He finally agreed to sign because he thought it was going to take 6 months to get a final decree...what he didn't know was that after I had him served he had 20 days to respond to the court and he didn't so I was on target to get a default divorce. Persisting and getting him to sign the papers takes the guess work out of the judge's hands and will allow me to get a judgment same day. I was able to secure a court date (July 24, 2017) before he signed so by time he signed the documents it turned my court date into just a formality.

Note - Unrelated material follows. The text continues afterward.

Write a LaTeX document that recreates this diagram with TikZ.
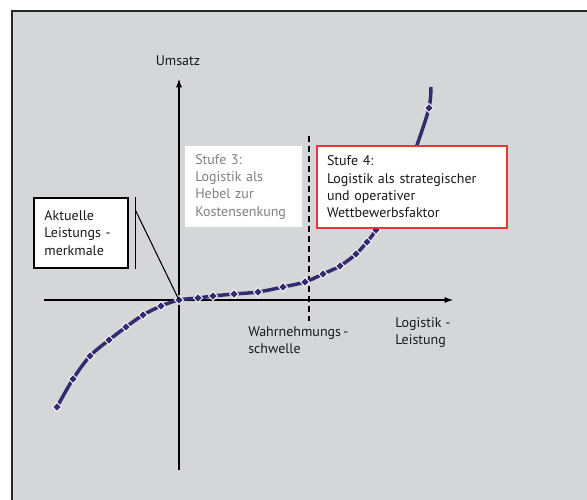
\documentclass[tikz,border=0pt]{standalone}
\usepackage{fontspec}
\setmainfont{PT Sans}
\usetikzlibrary{positioning, arrows.meta, shapes.geometric, calc}
\definecolor{c-bg}{RGB}{213,214,216}
\definecolor{c-frame}{RGB}{40,40,40}
\definecolor{c-navy}{RGB}{52,42,112}
\definecolor{c-grey}{RGB}{128,128,128}
\definecolor{c-red}{RGB}{232,52,52}
\definecolor{c-text}{RGB}{25,25,25}

\begin{document}
\begin{tikzpicture}[
    x=0.75pt, y=-0.75pt,
    font=\fontsize{10.5}{13}\selectfont, text=c-text,
    axis/.style={line width=1.5pt, -{Latex[length=7pt, width=4.5pt]}},
    thresh/.style={line width=1.5pt, dash pattern=on 4.5pt off 3pt},
    stufe/.style={rectangle, anchor=north west, align=left, inner xsep=7.5pt, fill=white},
    txt/.style={align=left, anchor=north west, inner sep=0pt},
    dot/.style={diamond, fill=c-navy, draw=white, line width=0.7pt, inner sep=0pt, minimum size=7pt}
]
    \useasboundingbox (0,0) rectangle (587,500);
    \clip (0,0) rectangle (587,500);
    \fill[c-bg] (11.5,11) rectangle (600,510);
    \draw[line width=1.5pt, c-frame] (11.5,510) -- (11.5,11) -- (600,11);

    % axes
    \coordinate (o) at (179,300);
    \coordinate (xstart) at (44,300);
    \coordinate (xend) at (454,300);
    \coordinate (ystart) at (179,470);
    \coordinate (yend) at (179,78);
    \draw[axis] (xstart) -- (xend);
    \draw[axis] (ystart) -- (yend);
    \node (umsatz) at (178,61) {Umsatz};

    % Wahrnehmungsschwelle
    \coordinate (ws-top) at (309,136);
    \coordinate (ws-bot) at (309,321);
    \draw[thresh] (ws-top) -- (ws-bot);

    % Kurve
    \draw[line width=2.6pt, c-navy] plot[smooth, tension=0.5] coordinates {
        (57,407) (73,379) (90,356) (109,340) (126,327) (143,315) (161,306)
        (179,300) (198,298) (213,296) (234,294) (258,292) (283,287) (305,282)
        (323,274) (340,266) (356,254) (367,242) (376,230) (398,195) (417,145)
        (429,108) (431,87)};
    \foreach \x/\y in {57/407, 73/379, 90/356, 109/340, 126/327, 143/315, 161/306,
        179/300, 198/298, 213/296, 234/294, 258/292, 283/287, 305/282,
        323/274, 340/266, 356/254, 367/242, 376/230, 429/108}
        \node[dot] at (\x,\y) {};

    % Stufen
    \node[stufe, text=c-grey, text width=72.75pt, minimum height=60.75pt] (stufe3) at (185,146)
        {Stufe 3:\\Logistik als\\Hebel zur\\Kostensenkung};
    \node[stufe, draw=c-red, line width=1.5pt, text width=127.5pt, minimum height=61.5pt] (stufe4) at (316,145)
        {Stufe 4:\\Logistik als strategischer\\und operativer\\Wettbewerbsfaktor};

    % Leistungsmerkmale
    \node[stufe, draw=black, line width=1.2pt, inner xsep=8pt, text width=54.5pt, minimum height=52.5pt] (aktuell) at (33,197)
        {Aktuelle\\Leistungs -\\merkmale};
    \coordinate (br-top) at ([xshift=5pt]aktuell.north east);
    \coordinate (br-bot) at ([xshift=5pt]aktuell.south east);
    \draw[line width=1pt] (br-top) -- (br-bot);
    \draw[line width=0.8pt] ($(br-top)!0.18!(br-bot)$) -- (o);

    \node[txt] (schwelle) at (248,326) {Wahrnehmungs\,-\\schwelle};
    \node[txt] (leistung) at (395,317) {Logistik -\\Leistung};
\end{tikzpicture}
\end{document}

I have been taking verbal attacks from him via text ... with him calling me the most vicious names and just being downright childish and mean. He was found on 2 different dating sites (OK Cupid & Plenty of Fish) and so still wanting me to pay for his healthcare is just selfish and demonstrated his willingness to use me. And true to form he still thinks he's the better person in this whole deal...he, of course, blames me for the dissolution of our marriage and I'm finally OK with that if it gets me to a final decree. This has been a long, hard, and expensive journey and I can finally see the light at the end of the tunnel. He has spent so much time trying to tear me down emotionally I'm just numb to anything he has to say.

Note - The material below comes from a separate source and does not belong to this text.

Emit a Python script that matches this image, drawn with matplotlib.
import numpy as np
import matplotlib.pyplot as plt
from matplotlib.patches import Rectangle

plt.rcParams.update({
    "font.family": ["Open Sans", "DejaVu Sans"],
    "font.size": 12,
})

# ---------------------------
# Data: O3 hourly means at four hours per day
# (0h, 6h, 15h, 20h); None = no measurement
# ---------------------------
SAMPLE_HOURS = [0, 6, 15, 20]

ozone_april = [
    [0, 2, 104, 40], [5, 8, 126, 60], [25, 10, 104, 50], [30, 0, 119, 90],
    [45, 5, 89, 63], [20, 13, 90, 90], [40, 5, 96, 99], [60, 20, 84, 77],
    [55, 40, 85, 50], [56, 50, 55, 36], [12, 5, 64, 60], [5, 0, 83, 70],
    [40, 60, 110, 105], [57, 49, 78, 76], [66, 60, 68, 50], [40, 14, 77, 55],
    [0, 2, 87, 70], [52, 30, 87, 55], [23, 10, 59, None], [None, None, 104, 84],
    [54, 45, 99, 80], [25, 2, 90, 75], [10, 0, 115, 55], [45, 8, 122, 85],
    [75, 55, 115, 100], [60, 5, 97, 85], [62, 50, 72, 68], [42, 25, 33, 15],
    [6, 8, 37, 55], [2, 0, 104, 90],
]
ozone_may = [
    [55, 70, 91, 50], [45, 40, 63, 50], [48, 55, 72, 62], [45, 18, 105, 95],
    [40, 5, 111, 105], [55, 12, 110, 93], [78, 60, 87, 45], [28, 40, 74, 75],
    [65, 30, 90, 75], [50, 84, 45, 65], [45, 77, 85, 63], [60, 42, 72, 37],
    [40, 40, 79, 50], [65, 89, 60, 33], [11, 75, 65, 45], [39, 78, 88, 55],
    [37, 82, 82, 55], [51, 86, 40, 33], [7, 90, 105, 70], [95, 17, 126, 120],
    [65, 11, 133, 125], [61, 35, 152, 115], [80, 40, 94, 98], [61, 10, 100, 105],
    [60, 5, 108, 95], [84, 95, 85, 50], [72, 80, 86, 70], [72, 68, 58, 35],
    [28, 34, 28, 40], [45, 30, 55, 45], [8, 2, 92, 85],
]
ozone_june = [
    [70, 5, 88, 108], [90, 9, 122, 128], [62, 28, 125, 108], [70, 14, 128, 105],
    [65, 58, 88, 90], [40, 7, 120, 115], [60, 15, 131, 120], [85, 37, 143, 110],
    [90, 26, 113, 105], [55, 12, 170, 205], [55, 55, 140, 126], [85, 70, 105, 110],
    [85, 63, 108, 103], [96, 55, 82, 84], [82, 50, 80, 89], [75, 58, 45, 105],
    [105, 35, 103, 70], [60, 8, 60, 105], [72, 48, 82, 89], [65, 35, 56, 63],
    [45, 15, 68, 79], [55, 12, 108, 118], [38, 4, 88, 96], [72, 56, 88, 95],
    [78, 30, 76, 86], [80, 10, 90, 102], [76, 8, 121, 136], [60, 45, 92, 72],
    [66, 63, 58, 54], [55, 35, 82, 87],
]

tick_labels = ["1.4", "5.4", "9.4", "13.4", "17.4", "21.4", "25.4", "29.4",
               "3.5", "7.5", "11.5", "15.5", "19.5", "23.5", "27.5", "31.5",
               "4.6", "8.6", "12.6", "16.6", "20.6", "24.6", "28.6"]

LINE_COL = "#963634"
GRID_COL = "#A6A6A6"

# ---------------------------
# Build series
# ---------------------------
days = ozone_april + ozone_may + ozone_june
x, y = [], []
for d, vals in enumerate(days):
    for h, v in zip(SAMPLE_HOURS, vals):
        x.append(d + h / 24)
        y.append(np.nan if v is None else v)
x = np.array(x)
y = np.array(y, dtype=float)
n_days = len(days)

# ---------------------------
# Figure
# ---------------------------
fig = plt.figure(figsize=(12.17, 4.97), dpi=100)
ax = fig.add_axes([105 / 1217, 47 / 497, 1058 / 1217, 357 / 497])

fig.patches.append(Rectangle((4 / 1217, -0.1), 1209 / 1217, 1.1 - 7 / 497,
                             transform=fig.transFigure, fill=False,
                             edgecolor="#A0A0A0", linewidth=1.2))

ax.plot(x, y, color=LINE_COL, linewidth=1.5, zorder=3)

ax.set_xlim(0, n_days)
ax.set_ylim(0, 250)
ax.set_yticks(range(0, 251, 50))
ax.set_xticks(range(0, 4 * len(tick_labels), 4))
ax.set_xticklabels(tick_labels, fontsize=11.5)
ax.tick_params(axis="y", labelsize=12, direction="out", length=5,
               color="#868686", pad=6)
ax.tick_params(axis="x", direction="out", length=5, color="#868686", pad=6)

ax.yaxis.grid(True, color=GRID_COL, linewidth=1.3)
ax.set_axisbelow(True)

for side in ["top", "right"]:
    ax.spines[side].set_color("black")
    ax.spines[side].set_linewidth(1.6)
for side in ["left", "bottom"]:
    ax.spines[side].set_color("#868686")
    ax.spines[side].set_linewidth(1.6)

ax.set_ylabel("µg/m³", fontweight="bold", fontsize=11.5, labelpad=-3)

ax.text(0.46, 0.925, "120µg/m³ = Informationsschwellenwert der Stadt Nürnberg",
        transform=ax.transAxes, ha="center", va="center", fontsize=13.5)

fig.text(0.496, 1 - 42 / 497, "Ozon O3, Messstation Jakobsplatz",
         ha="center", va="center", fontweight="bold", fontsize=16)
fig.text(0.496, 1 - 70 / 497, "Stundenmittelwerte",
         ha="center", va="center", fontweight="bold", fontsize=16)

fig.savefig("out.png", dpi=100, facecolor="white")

Do I still love him ... of course, you don't marry someone you don't have real feelings for but I genuinely don't like him as a person as this process has really shown me who he really is. I pray whenever I'm ready to date again that God sends me someone compassionate, sane and that understands how to be in a relationship and show consideration for others...for me. Eight months is not a long time to be married and I was praying for forever but I couldn't take coming home to the who knows what every day.

I sincerely appreciated all the support and getting the amazing advice and reading the comments and support others were shown. Divorce is taxing ... emotionally, physically and spiritually...being able to share that with a group of people that understands your struggle helps A LOT!!!! 

Miracles and Blessings to you all


----------



## Openminded (Feb 21, 2013)

Divorce is the most difficult thing I've ever been through. But it's worth the peace you find on the other side. One day all of this will be behind you and just a bad memory.


----------



## EleGirl (Dec 3, 2011)

Can you block his number so that you no longer get any texts and calls from him?


----------



## Satya (Jun 22, 2012)

It's OK to say you don't love him. You might have loved the person he was, or thought he was, and you could wish no harm to him, but it's totally OK on your conscience, your immortal soul, or whatever you believe in, to say to yourself that you don't love him anymore.

You did the right thing. All the best with your healing, you're doing well so far.


----------



## .292705 (May 28, 2017)

EleGirl said:


> Can you block his number so that you no longer get any texts and calls from him?


Yes I did once he signed the papers....and I blocked all of his email addresses as well


----------



## .292705 (May 28, 2017)

Satya said:


> It's OK to say you don't love him. You might have loved the person he was, or thought he was, and you could wish no harm to him, but it's totally OK on your conscience, your immortal soul, or whatever you believe in, to say to yourself that you don't love him anymore.
> 
> You did the right thing. All the best with your healing, you're doing well so far.


thank you ... your saying that means more than I can possibly express ... I do struggle with guilt.


----------



## Satya (Jun 22, 2012)

justsimplylisa said:


> thank you ... your saying that means more than I can possibly express ... I do struggle with guilt.


You're welcome, @justsimplylisa. 

And so did I. It takes time to lose that guilt but the process starts as small as someone else allowing you to accept how you really feel and be OK with it.


----------